Dataset rows
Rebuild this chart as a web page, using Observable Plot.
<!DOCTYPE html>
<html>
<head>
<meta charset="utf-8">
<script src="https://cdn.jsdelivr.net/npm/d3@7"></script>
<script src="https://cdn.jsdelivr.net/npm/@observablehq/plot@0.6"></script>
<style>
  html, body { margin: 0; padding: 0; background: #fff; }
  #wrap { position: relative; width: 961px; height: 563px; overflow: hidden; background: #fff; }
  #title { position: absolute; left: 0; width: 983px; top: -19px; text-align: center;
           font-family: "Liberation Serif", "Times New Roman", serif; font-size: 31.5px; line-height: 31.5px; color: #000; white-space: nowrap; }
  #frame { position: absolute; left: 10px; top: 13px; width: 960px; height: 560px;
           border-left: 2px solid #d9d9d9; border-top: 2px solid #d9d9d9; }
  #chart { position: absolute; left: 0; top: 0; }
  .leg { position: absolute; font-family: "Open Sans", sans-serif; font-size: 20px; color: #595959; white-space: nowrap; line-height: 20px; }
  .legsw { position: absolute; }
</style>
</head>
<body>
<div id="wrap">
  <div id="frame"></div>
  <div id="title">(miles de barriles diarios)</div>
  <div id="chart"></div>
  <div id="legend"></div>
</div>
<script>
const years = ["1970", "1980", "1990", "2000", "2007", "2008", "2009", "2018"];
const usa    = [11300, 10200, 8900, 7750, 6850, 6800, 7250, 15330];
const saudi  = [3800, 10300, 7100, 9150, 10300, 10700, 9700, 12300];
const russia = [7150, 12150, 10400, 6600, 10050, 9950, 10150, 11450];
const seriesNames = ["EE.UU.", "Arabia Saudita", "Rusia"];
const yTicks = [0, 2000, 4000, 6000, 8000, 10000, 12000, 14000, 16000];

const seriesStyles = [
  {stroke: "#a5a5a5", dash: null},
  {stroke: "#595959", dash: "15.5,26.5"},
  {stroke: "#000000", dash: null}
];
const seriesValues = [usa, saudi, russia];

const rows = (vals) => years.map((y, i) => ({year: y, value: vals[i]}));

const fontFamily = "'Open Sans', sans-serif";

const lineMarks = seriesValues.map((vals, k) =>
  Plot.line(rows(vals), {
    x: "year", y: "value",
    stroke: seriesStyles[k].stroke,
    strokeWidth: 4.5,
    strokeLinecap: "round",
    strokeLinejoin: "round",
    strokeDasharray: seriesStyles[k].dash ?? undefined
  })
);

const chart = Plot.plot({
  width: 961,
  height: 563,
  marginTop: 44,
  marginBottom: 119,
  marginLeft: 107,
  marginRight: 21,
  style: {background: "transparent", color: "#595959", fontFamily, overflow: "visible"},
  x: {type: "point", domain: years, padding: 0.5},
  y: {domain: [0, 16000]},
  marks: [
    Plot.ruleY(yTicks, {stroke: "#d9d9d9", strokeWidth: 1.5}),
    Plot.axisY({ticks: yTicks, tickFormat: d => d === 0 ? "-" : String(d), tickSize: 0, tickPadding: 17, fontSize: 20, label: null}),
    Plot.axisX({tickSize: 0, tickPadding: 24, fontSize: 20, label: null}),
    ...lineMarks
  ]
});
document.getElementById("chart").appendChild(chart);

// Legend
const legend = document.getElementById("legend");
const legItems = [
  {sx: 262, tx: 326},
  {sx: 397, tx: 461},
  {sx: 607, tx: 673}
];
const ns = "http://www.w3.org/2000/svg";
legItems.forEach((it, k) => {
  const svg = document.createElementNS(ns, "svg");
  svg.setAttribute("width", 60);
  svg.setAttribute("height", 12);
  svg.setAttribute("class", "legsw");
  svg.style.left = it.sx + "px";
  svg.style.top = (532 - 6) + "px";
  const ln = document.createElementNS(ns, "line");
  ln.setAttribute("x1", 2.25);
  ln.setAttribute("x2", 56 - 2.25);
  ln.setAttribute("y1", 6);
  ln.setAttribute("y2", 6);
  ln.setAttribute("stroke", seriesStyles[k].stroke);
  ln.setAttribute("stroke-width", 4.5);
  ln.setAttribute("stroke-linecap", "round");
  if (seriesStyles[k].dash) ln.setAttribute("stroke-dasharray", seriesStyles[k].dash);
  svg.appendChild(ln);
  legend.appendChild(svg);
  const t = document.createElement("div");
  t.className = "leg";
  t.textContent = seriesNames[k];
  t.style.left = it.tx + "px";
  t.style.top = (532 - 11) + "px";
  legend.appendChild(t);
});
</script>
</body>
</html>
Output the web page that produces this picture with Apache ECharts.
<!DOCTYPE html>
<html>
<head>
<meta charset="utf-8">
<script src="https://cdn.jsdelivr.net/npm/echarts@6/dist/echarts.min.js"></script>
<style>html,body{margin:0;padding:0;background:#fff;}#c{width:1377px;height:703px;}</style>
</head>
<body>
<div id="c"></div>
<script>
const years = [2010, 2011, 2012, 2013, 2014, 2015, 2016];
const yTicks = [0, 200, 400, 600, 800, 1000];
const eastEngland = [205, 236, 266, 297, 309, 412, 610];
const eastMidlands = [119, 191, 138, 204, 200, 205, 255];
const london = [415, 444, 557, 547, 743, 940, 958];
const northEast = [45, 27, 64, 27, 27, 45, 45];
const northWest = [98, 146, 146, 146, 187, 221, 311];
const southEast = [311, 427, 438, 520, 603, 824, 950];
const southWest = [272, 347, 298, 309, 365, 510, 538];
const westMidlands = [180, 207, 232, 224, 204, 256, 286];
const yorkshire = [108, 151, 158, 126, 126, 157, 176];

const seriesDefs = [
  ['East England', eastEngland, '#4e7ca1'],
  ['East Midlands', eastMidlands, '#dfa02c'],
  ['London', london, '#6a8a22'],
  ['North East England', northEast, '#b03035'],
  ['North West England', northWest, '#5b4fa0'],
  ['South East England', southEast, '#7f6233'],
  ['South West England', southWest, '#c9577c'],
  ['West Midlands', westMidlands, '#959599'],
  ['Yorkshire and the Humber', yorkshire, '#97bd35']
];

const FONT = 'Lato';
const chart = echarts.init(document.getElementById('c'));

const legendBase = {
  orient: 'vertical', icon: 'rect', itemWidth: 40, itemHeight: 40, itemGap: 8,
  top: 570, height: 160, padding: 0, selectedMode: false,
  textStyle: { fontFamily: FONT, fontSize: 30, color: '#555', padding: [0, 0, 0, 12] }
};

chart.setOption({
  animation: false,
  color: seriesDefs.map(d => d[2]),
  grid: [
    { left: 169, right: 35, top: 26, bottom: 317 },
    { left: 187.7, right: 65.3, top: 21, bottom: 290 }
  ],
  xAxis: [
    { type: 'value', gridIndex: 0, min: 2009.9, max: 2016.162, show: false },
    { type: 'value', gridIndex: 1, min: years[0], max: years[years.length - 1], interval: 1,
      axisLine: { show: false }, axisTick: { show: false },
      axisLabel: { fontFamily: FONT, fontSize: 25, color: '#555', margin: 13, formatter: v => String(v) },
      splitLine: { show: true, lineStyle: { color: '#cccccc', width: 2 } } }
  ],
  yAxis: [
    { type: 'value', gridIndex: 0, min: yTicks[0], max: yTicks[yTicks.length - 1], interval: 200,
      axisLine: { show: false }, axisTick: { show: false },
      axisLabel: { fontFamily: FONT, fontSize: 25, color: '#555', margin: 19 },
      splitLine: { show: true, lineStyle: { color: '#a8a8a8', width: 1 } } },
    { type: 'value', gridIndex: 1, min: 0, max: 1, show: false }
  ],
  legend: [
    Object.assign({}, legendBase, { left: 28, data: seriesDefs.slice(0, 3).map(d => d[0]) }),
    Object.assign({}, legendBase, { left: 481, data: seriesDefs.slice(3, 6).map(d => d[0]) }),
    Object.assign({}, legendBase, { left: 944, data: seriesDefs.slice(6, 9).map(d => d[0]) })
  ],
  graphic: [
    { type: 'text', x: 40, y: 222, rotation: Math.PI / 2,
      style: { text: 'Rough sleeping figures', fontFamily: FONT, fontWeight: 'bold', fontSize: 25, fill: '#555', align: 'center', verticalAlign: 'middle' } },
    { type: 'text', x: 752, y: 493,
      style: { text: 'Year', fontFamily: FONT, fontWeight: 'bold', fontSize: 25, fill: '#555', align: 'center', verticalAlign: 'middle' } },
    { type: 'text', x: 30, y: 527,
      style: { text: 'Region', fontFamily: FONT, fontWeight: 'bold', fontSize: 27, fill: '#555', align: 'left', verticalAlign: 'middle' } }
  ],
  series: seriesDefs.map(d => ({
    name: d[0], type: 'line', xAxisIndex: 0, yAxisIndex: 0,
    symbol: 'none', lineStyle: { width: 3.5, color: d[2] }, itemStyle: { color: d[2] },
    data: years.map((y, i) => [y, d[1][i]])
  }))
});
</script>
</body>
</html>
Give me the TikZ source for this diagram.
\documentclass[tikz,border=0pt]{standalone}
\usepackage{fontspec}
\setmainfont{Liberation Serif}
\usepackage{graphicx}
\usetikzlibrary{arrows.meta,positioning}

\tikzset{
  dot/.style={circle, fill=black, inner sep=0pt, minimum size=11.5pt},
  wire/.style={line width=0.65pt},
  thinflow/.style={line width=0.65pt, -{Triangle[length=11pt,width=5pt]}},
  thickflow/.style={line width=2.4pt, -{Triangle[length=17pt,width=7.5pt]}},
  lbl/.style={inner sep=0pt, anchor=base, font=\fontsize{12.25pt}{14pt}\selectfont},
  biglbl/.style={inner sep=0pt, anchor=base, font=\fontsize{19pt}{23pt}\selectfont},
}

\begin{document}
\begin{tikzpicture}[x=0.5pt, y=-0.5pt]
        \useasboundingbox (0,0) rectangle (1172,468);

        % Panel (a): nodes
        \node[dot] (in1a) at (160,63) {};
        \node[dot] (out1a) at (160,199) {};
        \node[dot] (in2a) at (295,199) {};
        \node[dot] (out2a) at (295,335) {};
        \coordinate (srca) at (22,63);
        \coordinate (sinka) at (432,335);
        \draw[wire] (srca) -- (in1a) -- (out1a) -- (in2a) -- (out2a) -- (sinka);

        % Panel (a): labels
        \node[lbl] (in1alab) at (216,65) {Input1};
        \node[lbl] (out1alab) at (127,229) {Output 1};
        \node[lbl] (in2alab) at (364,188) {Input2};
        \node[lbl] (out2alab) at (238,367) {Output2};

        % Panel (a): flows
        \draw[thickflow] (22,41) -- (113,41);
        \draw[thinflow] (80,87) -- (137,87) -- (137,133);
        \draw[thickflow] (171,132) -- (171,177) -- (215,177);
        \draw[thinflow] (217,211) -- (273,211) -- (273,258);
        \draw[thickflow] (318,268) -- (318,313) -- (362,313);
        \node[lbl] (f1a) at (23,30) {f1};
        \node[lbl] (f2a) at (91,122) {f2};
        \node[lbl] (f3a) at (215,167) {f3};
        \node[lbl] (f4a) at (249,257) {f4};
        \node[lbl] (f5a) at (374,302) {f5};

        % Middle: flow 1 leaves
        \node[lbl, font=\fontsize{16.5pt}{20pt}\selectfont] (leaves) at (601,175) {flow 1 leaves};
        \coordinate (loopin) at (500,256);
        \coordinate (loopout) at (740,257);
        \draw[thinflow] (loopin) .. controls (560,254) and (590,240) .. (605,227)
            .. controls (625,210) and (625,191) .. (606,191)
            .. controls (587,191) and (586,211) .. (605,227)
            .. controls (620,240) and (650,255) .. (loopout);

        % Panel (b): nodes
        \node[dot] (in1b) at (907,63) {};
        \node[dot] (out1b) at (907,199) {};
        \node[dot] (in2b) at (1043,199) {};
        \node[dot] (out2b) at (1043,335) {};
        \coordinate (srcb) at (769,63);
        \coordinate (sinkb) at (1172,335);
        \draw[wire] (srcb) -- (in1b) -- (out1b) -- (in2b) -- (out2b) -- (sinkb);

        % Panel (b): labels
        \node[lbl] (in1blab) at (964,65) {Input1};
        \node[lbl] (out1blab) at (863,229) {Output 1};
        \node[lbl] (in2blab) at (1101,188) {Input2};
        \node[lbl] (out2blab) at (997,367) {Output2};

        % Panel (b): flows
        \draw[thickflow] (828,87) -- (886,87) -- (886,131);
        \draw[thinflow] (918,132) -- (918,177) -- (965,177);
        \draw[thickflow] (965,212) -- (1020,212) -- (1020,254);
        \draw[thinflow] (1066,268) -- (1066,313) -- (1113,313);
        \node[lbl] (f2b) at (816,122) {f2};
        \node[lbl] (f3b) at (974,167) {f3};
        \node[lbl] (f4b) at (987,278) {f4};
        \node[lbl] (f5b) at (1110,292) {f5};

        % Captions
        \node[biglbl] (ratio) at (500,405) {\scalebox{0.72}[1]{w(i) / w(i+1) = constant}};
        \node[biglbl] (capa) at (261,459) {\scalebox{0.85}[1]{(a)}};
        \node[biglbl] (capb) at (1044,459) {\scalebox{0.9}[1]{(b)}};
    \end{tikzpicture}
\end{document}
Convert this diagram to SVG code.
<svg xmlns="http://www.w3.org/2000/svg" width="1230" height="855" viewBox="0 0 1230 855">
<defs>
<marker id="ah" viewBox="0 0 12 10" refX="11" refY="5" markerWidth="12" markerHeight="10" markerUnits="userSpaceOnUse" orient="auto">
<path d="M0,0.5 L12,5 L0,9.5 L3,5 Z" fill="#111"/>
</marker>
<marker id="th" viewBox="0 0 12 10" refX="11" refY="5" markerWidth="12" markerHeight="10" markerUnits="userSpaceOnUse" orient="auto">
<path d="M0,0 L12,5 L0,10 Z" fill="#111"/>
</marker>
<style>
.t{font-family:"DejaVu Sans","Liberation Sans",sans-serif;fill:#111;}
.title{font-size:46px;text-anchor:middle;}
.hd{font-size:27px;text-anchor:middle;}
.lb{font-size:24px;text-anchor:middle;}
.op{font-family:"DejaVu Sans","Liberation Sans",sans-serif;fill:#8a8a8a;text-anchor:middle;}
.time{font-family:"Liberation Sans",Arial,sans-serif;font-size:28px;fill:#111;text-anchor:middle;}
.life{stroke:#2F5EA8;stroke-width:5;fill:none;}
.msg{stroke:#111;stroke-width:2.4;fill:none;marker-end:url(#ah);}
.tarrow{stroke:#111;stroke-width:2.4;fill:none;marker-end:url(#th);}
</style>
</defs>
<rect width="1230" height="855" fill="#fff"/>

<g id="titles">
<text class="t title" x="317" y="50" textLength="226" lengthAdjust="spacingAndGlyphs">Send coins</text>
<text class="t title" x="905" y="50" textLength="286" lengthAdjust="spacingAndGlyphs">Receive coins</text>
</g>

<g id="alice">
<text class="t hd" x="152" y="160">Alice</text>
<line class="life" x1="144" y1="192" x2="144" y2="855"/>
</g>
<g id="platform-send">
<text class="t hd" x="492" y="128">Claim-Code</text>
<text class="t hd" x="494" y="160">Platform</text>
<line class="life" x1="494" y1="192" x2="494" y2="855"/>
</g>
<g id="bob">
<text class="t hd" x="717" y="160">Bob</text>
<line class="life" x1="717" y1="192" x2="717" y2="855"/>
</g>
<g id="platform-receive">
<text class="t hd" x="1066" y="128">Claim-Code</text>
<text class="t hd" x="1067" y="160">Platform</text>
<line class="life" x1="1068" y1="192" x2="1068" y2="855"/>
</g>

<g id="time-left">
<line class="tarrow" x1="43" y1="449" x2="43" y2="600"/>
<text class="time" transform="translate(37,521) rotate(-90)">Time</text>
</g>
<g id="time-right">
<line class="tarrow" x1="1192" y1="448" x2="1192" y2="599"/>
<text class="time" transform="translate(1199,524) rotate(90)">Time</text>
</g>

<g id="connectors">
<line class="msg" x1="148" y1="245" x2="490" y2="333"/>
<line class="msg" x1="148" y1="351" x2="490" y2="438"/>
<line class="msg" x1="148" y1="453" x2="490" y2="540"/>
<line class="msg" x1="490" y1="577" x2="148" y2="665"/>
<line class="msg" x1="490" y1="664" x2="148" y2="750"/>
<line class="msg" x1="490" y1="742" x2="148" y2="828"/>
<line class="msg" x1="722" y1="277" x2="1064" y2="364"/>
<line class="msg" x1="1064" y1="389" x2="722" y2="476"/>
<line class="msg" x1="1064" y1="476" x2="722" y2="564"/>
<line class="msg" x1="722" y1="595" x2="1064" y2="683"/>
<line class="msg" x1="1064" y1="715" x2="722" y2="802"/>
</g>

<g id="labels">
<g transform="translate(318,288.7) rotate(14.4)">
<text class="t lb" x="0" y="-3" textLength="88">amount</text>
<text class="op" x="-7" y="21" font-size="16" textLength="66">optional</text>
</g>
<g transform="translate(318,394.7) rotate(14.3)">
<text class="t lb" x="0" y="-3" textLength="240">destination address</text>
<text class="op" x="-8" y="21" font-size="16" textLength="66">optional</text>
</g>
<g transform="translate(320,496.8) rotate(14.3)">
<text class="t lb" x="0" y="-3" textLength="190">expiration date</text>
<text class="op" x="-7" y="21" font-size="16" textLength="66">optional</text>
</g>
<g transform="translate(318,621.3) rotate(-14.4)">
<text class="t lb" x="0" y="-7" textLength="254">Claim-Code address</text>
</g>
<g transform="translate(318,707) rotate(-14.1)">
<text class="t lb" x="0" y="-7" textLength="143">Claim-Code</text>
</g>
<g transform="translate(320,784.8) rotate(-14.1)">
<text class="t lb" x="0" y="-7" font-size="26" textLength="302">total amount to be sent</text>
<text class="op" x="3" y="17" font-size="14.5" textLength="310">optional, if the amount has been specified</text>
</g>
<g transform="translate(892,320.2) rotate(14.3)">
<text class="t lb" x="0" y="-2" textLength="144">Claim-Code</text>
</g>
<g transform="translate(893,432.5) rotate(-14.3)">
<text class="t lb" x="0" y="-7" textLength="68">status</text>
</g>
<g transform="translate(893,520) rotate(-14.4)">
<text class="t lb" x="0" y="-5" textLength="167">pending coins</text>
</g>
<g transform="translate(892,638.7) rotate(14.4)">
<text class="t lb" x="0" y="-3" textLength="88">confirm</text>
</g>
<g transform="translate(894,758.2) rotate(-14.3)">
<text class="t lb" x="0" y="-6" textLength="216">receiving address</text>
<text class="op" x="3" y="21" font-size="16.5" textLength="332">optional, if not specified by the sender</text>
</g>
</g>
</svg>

What the task requires
Each line in the entries above that includes the string "page" should be extracted.

Right answer
Rebuild this chart as a web page, using Observable Plot.
Output the web page that produces this picture with Apache ECharts.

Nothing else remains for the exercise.